» What to work on
The lines to extract run from the first line of the material below to the line containing "0.700, 0.688, 0.683, 0.666, 0.632, 0.626, 0.618, 0.591, 0.591];", both included; leave the pictures behind.

» Given data

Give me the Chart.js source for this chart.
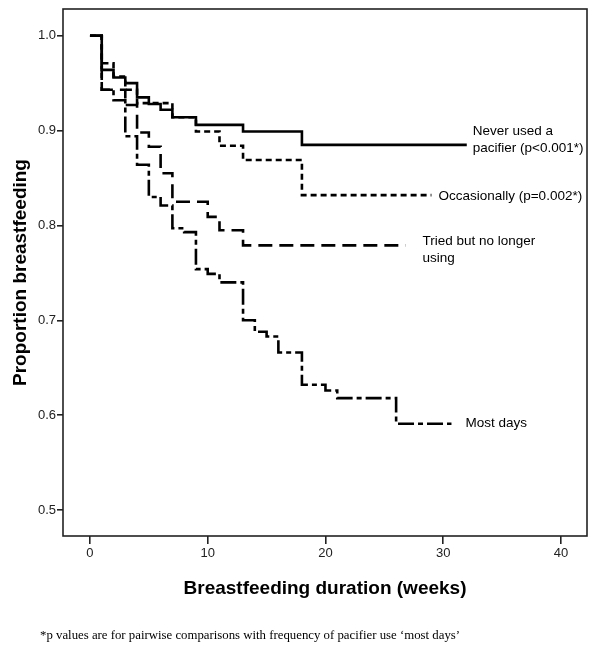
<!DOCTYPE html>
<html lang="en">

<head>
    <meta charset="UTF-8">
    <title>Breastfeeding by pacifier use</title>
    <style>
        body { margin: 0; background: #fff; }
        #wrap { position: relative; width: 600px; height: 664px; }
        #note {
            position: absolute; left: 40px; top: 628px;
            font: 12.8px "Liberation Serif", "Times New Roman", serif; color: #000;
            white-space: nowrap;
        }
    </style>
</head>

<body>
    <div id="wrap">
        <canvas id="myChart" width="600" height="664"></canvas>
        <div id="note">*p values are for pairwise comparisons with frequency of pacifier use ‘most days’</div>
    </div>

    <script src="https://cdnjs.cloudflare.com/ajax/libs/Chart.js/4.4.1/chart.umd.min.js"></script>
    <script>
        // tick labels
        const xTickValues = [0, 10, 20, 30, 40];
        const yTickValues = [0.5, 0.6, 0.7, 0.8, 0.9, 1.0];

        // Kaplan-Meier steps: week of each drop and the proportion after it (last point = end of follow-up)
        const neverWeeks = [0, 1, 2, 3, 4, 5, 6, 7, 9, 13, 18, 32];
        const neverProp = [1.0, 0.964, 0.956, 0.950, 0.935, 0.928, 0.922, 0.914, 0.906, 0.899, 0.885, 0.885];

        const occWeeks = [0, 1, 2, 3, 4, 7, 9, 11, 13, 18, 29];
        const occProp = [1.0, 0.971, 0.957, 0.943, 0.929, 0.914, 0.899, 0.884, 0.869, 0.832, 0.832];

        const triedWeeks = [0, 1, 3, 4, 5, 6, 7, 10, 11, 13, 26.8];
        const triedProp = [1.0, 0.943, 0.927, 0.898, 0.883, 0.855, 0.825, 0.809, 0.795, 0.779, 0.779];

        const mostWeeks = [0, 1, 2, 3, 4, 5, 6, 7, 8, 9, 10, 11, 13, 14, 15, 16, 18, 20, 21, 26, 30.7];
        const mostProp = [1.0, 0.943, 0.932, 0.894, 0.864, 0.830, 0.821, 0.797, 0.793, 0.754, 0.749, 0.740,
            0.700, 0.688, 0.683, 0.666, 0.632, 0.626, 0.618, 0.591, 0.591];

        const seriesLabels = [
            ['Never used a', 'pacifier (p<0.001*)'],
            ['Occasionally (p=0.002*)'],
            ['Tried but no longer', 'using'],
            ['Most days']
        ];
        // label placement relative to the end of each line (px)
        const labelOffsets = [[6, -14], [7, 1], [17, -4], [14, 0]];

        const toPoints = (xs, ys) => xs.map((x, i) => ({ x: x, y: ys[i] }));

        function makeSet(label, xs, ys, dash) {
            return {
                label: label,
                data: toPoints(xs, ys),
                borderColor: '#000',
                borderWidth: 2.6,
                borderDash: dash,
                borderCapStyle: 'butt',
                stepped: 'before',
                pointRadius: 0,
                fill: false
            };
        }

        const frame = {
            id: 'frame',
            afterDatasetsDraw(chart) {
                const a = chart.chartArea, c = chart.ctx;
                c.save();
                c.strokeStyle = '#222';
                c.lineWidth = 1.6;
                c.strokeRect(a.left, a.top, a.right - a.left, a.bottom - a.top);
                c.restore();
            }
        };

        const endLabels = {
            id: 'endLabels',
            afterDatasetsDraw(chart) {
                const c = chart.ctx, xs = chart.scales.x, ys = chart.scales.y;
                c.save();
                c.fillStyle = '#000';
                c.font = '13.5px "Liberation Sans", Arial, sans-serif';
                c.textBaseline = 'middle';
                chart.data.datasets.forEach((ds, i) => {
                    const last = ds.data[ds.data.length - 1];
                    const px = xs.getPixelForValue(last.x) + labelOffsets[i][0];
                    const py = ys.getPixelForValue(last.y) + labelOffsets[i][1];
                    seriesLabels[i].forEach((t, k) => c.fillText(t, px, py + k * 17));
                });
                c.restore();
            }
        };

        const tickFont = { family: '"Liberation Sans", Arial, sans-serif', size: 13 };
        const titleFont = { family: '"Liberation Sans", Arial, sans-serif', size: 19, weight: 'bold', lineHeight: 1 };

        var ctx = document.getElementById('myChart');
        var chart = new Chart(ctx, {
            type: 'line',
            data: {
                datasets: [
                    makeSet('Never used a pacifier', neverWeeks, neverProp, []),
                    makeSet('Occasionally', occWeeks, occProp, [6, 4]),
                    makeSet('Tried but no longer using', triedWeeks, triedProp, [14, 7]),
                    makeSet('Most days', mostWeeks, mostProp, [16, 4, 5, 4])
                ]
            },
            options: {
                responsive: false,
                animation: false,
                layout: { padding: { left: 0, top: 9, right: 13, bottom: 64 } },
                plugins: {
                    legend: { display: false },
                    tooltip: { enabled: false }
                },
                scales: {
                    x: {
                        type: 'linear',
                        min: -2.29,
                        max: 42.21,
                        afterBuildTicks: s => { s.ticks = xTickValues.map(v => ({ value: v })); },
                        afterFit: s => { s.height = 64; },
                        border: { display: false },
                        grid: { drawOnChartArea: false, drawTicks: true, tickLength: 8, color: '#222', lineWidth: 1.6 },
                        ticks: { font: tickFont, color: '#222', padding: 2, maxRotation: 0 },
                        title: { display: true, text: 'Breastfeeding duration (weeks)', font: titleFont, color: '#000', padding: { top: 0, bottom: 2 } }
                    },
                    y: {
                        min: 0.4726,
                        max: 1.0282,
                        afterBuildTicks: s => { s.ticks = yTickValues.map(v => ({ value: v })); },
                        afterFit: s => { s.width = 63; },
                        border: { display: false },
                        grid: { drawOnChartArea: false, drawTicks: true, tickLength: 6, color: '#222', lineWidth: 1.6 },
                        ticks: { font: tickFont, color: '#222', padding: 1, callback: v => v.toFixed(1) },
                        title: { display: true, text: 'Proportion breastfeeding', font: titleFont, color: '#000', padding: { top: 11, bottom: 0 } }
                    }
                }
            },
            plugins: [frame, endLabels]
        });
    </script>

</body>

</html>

» Answer to this task
Give me the Chart.js source for this chart.
<!DOCTYPE html>
<html lang="en">

<head>
    <meta charset="UTF-8">
    <title>Breastfeeding by pacifier use</title>
    <style>
        body { margin: 0; background: #fff; }
        #wrap { position: relative; width: 600px; height: 664px; }
        #note {
            position: absolute; left: 40px; top: 628px;
            font: 12.8px "Liberation Serif", "Times New Roman", serif; color: #000;
            white-space: nowrap;
        }
    </style>
</head>

<body>
    <div id="wrap">
        <canvas id="myChart" width="600" height="664"></canvas>
        <div id="note">*p values are for pairwise comparisons with frequency of pacifier use ‘most days’</div>
    </div>

    <script src="https://cdnjs.cloudflare.com/ajax/libs/Chart.js/4.4.1/chart.umd.min.js"></script>
    <script>
        // tick labels
        const xTickValues = [0, 10, 20, 30, 40];
        const yTickValues = [0.5, 0.6, 0.7, 0.8, 0.9, 1.0];

        // Kaplan-Meier steps: week of each drop and the proportion after it (last point = end of follow-up)
        const neverWeeks = [0, 1, 2, 3, 4, 5, 6, 7, 9, 13, 18, 32];
        const neverProp = [1.0, 0.964, 0.956, 0.950, 0.935, 0.928, 0.922, 0.914, 0.906, 0.899, 0.885, 0.885];

        const occWeeks = [0, 1, 2, 3, 4, 7, 9, 11, 13, 18, 29];
        const occProp = [1.0, 0.971, 0.957, 0.943, 0.929, 0.914, 0.899, 0.884, 0.869, 0.832, 0.832];

        const triedWeeks = [0, 1, 3, 4, 5, 6, 7, 10, 11, 13, 26.8];
        const triedProp = [1.0, 0.943, 0.927, 0.898, 0.883, 0.855, 0.825, 0.809, 0.795, 0.779, 0.779];

        const mostWeeks = [0, 1, 2, 3, 4, 5, 6, 7, 8, 9, 10, 11, 13, 14, 15, 16, 18, 20, 21, 26, 30.7];
        const mostProp = [1.0, 0.943, 0.932, 0.894, 0.864, 0.830, 0.821, 0.797, 0.793, 0.754, 0.749, 0.740,
            0.700, 0.688, 0.683, 0.666, 0.632, 0.626, 0.618, 0.591, 0.591];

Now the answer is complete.